Warto też pamiętać, że nadmierna tusza utrudnia również wykonywanie prawie wszystkich codziennych czynności, wpływa negatywnie na poczucie własnej wartości, może powodować, postrzeganie siebie w społeczeństwie jako nieatrakcyjnym, co pogarsza relacje towarzyskie. Wszystko to może prowadzić do izolacji społecznej, uczucia wstydu oraz depre

Otyłość - leczenie zachowawcze

Prawda jest brutalna, pozbądźcie się złudzeń - żadna cud-dieta na 2-3 tygodnie, czy nawet na kilka miesięcy nie pomoże w skutecznym leczeniu nadwagi i otyłości. Do tego konieczna jest trwała, na całe życie zmiana nawyków żywieniowych połączona z trwałym zwiększeniem aktywności fizycznej. To tzw. leczenie zachowawcze.
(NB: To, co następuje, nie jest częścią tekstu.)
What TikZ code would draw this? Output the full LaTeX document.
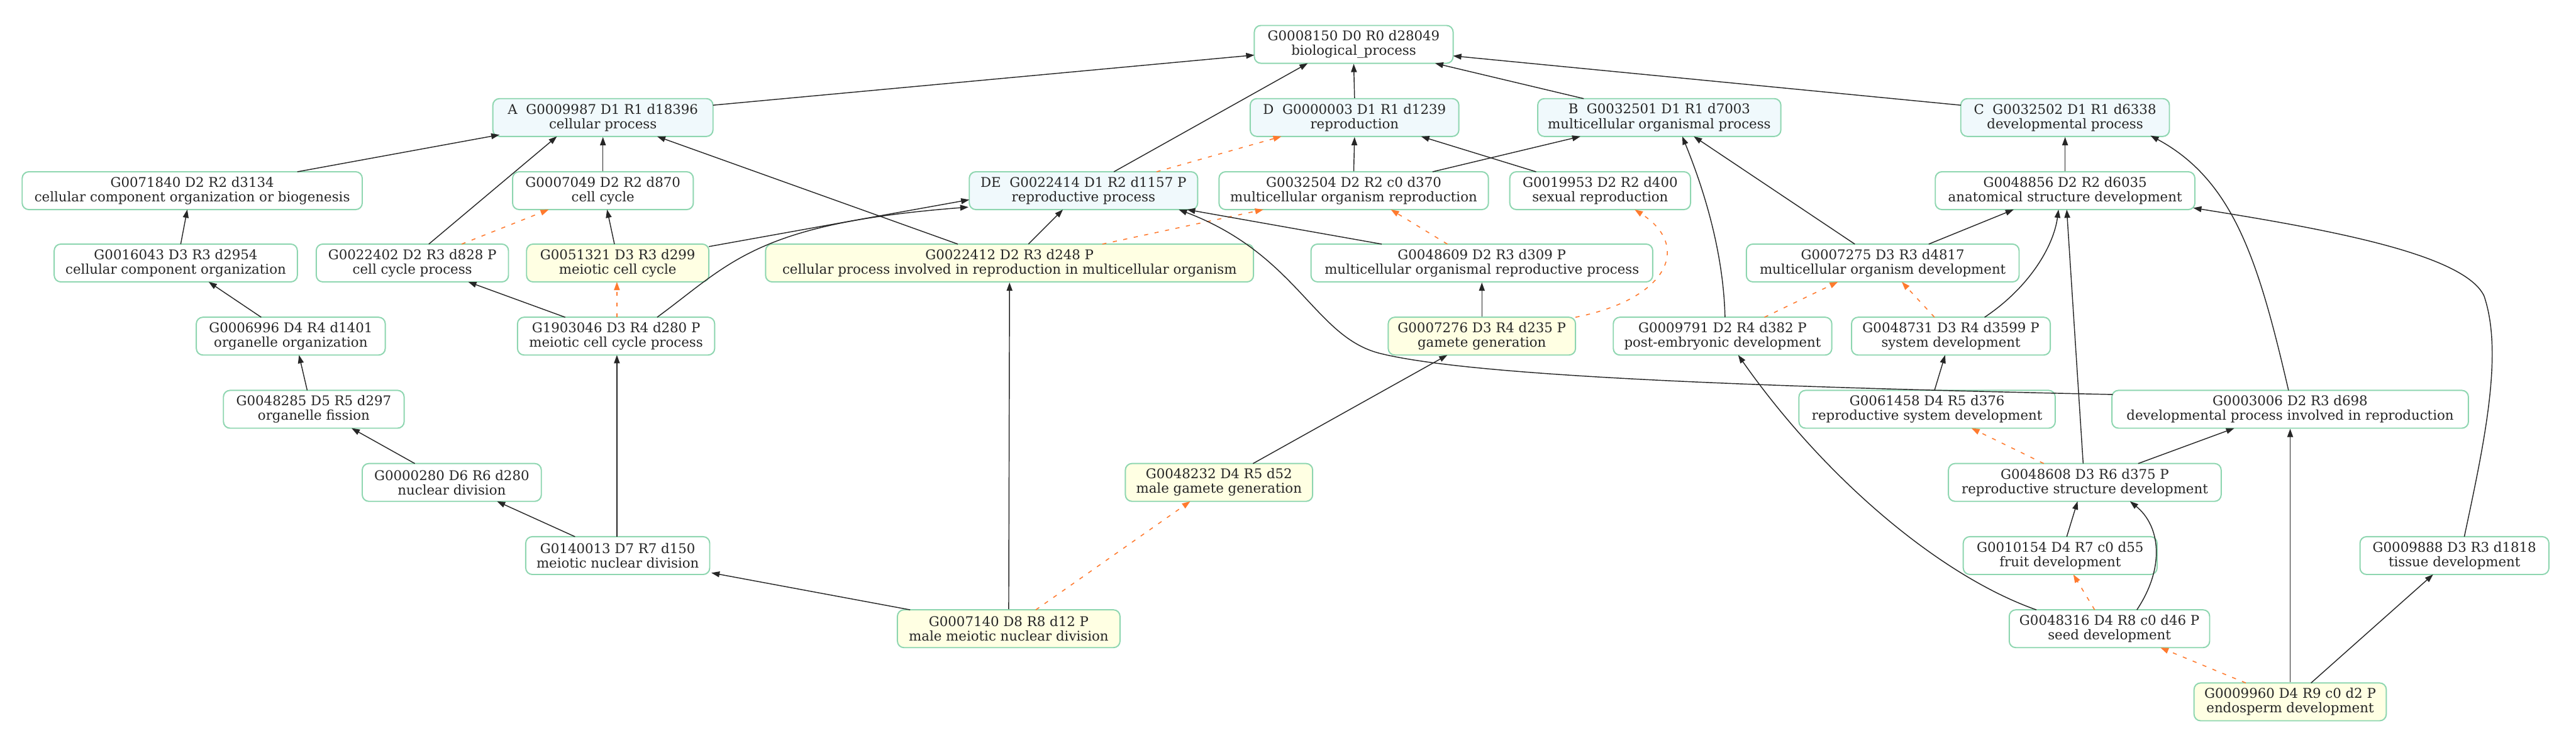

Aby zredukować masę ciała trzeba spożywać mniej kalorii niż tego potrzebuje organizm. Ale te ilości mogą być u każdego chorego bardzo różne. Zależą m.in. od jego wieku, sprawności fizycznej, rodzaju wykonywanej pracy, zaawansowania otyłości i innych schorzeń.Dlatego prawidłową ilość kalorii, które może dziennie zjadać konkretna osoba z nadwagą lub otyłością, aby uzyskać korzystny efekt leczniczy powinien ustalić lekarz w porozumieniu z dobrym dietetykiem.

To samo dotyczy aktywności ruchowej. Jej rodzaj i "dawkowanie" powinny być dopasowane do stanu zdrowia, kondycji fizycznej i stopnia zaawansowania otyłości u każdego chorego oddzielnie. Takie zalecenia również powinien ustalić lekarz wspólnie z fizjoterapeutą.